For writes, only the leader can receive “write” requests.

Given this service’s size, deployments are tricky, and they have multiple ways to handle this. Deployments start in a small set of nodes. Before deployment, a suite of tests is executed for the upgrade version (new version) and the downgrade (older version, in case of rollback).

Once a service is deployed, it is rolled back on purpose to guarantee that this operation can be performed in the case of issues. Nodes might have different versions running at the same time. Sometimes a deployment will change message schemas, and keeping backward compatibility and forward is essential.

To solve this, they implement Read-Write deployments, which split a deployment into multiple phases, starting with a change allowing the current version to read the new message schema. Then the deployment that writes the new message.

Lastly, automatic monitoring after deployments is essential for a service this significant.

For a service this size, there’s a need for some external dependencies (like authentication or fetching secrets). When these services have issues, it will affect Dynamo’s performance. To resolve this, and without jeopardising security, Dynamo DB can run even when some services are impaired by implementing a statically stable design. The process looks like this:

  1. Cache these services’ responses for some time.
  2. Asynchronously fetch the latest data version on every request to maintain it fresh while keeping low latency times with the client.
  3. Continue operating with the stale data until it is no longer valid (by that time, the impaired service’s issues might be resolved).
  4. Any new request not cached while the external service is impaired will fail.

3) Durability and Integrity of the data

The partition leader handles every write operation. Once a write operation is received, the leader will create a write-ahead log entry and replicate it to its followers. Only until they acknowledge this entry does the leader acknowledge to the client the new record.

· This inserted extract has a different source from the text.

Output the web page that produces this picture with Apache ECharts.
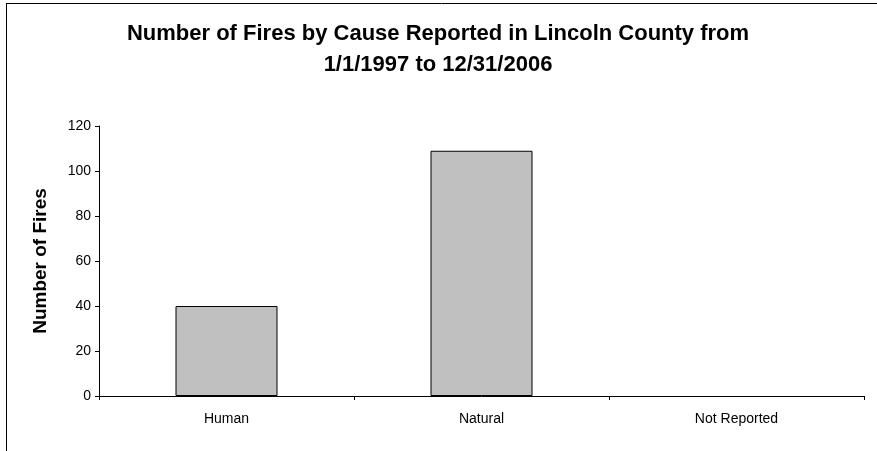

For writes to happen, there must be enough replicas in the partition quorum. If not enough, all write operations for that partition are paused. When a partition replica in the group goes down, the system will spin up a “log replica”. A log replica is a type of a follower node that can join a partition quorum but only keeps the write-ahead log, not the B-tree with data. Spinning this up can be very fast and will help maintain the quorum.

Silent errors (errors that affect the integrity of the data) are hard to catch. The origin of these errors might be at the code level or transport level, where data get corrupted. That’s why all messages between nodes and other systems are validated using checksums.

Equally, there’s continuous data verification at rest through scheduled processes that verify that the data between the replicas and live nodes is the same.

Backups and restores are generated from the write-ahead logs and pushed to S3. For point-in-time restores, a combination of partition snapshots and WAL is used.

--

--